Dieter Roth’s work had an additional resonance in seeming to poke fun at the Germans’ veneration for nature and environmentalism. Yet by the time that we saw it, we were already used to watching the grand narratives of classical, religious art and popular art sent up in the work of Kiefer, Twombly and Warhol respectively. We had also witnessed Baselitz’s debunking of the self-serious monumentality of German art in his crude parody of Expressionism. In addition we had come across some superb post-modernist interventions. None more so than in one artist’s division of a piece of cardboard packing material into tiny corrugated pieces and their reinvention as a progressively diminishing spiral that resembled the heroic architecture of a Roman amphitheatre.
On our first visit to the Gemalde Galerie we had the opportunity to compare Italian art to Northern Renaissance painting and to mark its later manifestations in Dutch and English art.

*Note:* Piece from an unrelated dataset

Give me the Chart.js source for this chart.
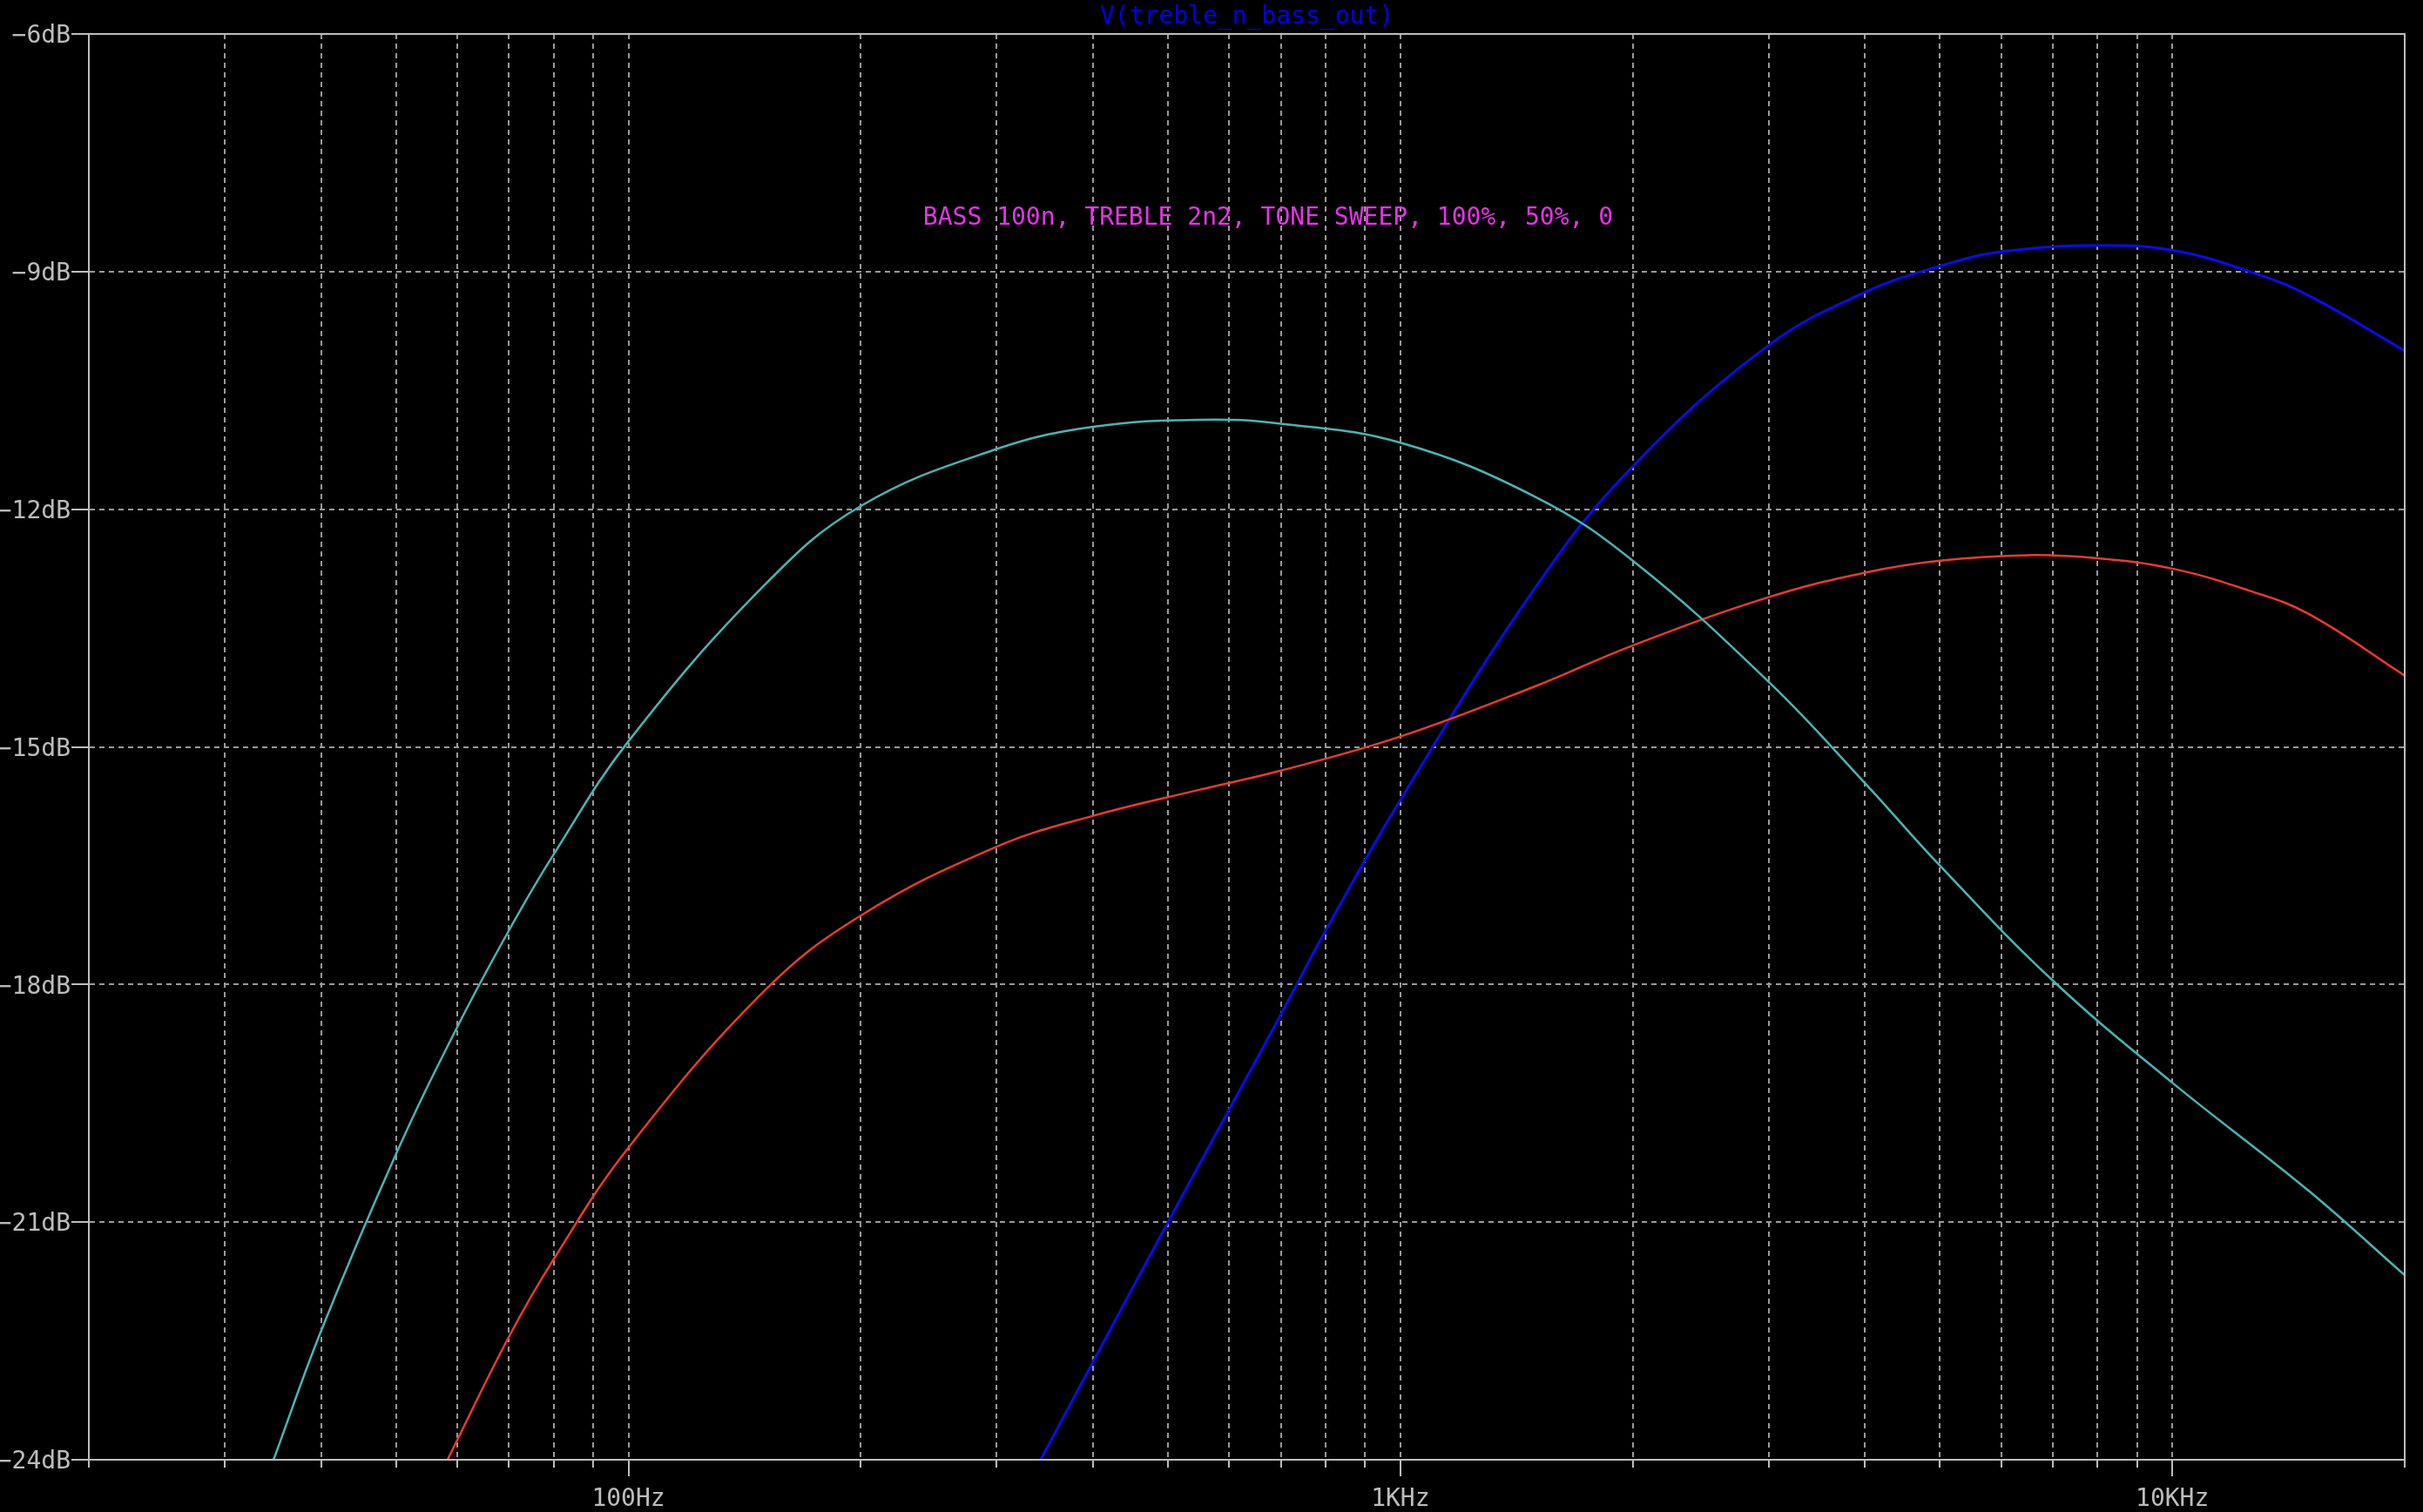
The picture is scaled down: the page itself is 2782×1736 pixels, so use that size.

On our final visit to the Berggruen Collection, we were able to compare the now-familiar mannerisms of German art to the work of Picasso and Matisse. After three days of gloomy forests, tortured saints and political agit-prop –sustained in my case by a largely unvarying a diet of red wine, coffee and apple strudel – it was almost a relief to be confronted by such unapologetic hedonism. Male chauvinist and bourgeois apologist their detractors might call them, but at least those guys certainly knew how to enjoy themselves.


Posted by author: Gerald

4 thoughts on “Seeing the Wood from the Trees

  • WOW ! Did we really do all that !
    We also saw the tremendous architecture while travelling (very easily) across Berlin. If there’s a visit next year and you’re on it you won’t be disappointed .
    Alan
    172856

  • I don’t think I have ever looked at so much art in so few days – fascinating and amazing and at times overwhelming.

  • I agree with Rotraut. I was amazed and enjoyed the trip enormously. However so overwhelmed so that all my pictures, little booklets and other stuff I acquired in the various museums have been just lying dead still for a few weeks, but now — I start to feel I can begin to go back and relive the experience!